Cultural factors also come into play alongside the economic and structural peculiarities. Nearly any experienced entrepreneur or politician who has worked in China will readily share insights into the concept of “guanxi” (关系, guānxì) and its nearly sacred significance in China. However, mystifying this concept excessively is not warranted, as it is not unique to China. Literally, “guanxi” means any relationship, and in the context of economics and politics, it is often translated into Russian as “cronyism,” “connections,” or simply “relationships.” More formally, “guanxi” is a practice of social exchange, both instrumental (intentional, with calculated benefit) and affective (emotional, not pursuing a specific goal). “Guanxi,” like any social exchange, is a complex concept due to the variety of practices, meanings, and understandings.

In brief, “guanxi” practices involve establishing close relationships and engaging in mutually beneficial exchanges (whether it's giving a gift or treating someone to a meal), and they are essential for many political or economic interactions.

Properly establishing such relationships is necessary – and at the same time, highly beneficial – for corrupt practices at any level, from bribery to appointments to party positions. For example, Ling Li, in her work on “guanxi,” presents two examples from judicial practice. In both cases, lawyers attempted to offer bribes to judges. In one case, a lawyer sent a straightforward letter offering a share of the profit, to which the judge responded, “such an approach to guanxi is too much.” As a result, the lawyer lost his license. The second story tells of a much more successful bribery case: instead of money, the protagonist provided the judge with small but unpaid services over an extended period and eventually became almost like a family friend.

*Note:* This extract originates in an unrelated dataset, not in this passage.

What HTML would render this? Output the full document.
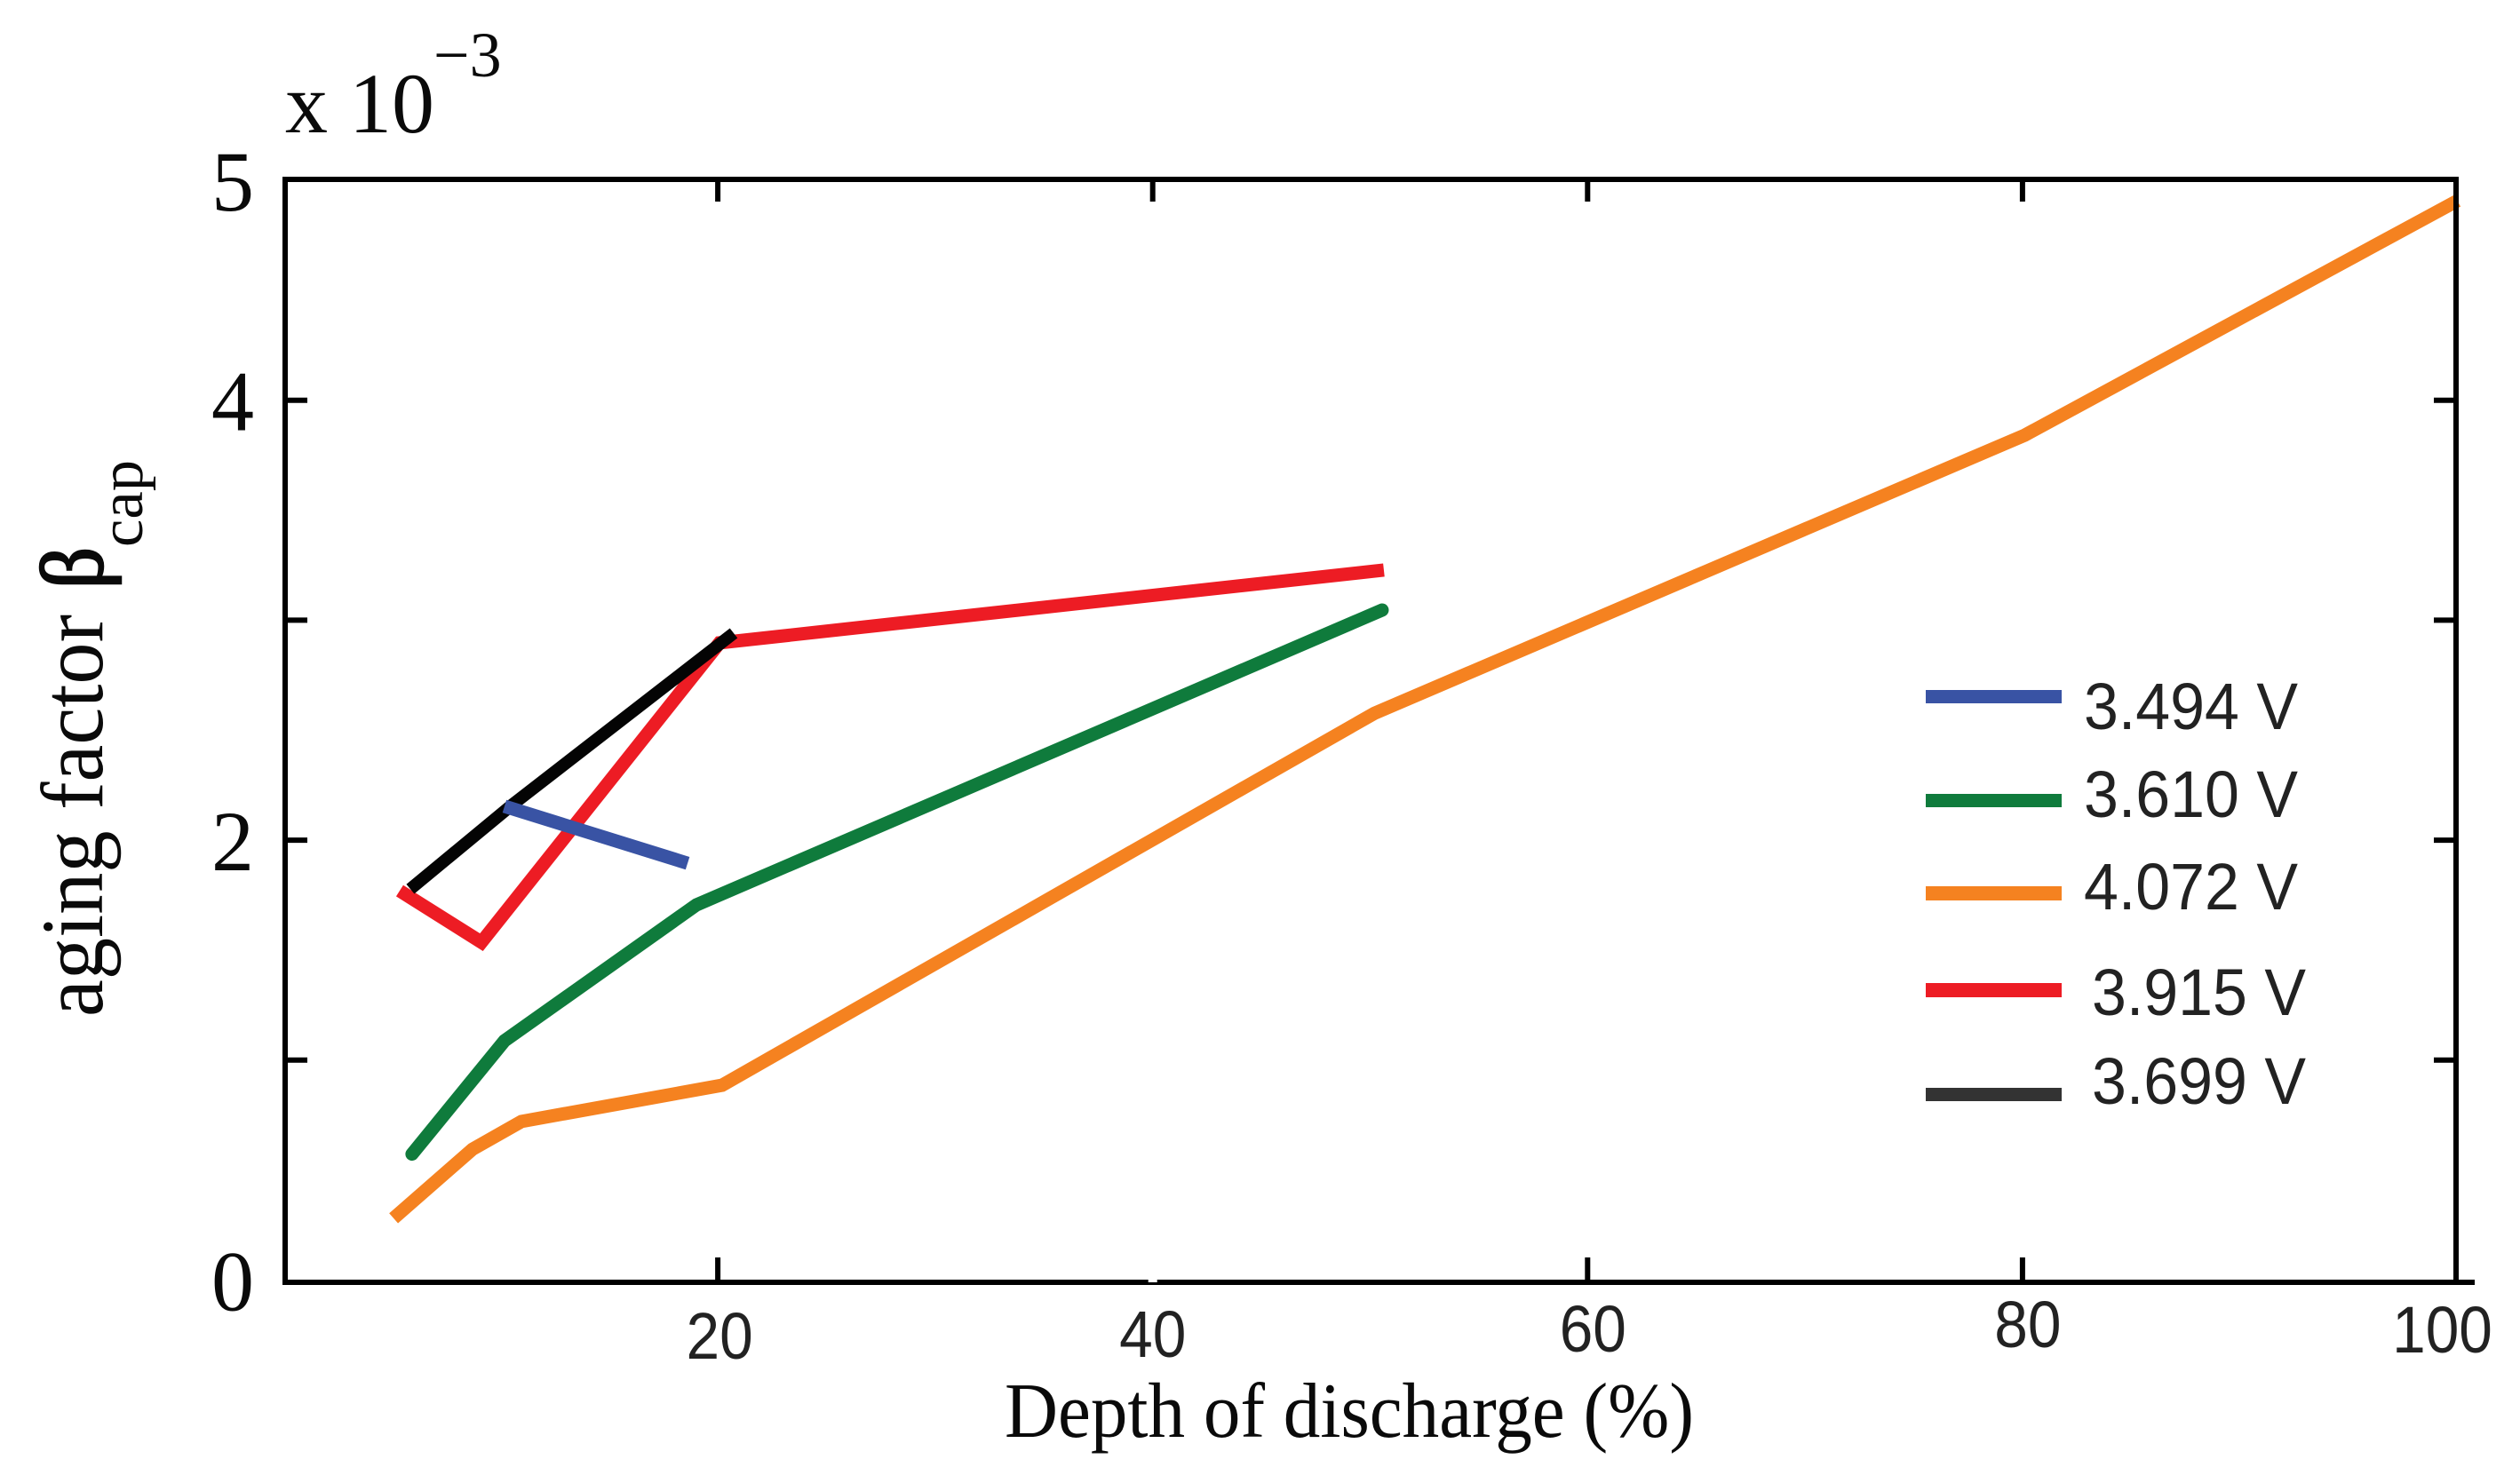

The role of such relationships is presumably what the Global Times column referred to as “unwritten rules,” even though the author avoided using the term “guanxi.” The role of connections in corruption in China is difficult to overstate: the quantity of documented and described cases in legal and anthropological literature clearly indicates their nearly inseparable nature.

However, the concept of reciprocal social exchange, whether it's guanxi, potlatch, “blat,” or any other custom, does not necessarily imply corruption, and perhaps in suitable socio-economic and political conditions, unethical practices and the role of “connections” in corruption could be significantly reduced.

To achieve this, though, an entirely different political system and rule of law are necessary. It's pointless to talk about combating corruption until the country establishes the rule of law, equal protection of civil rights, and independent courts. In the modern authoritarian system of the PRC, built by Xi, the public will have to accept “moderate corruption.”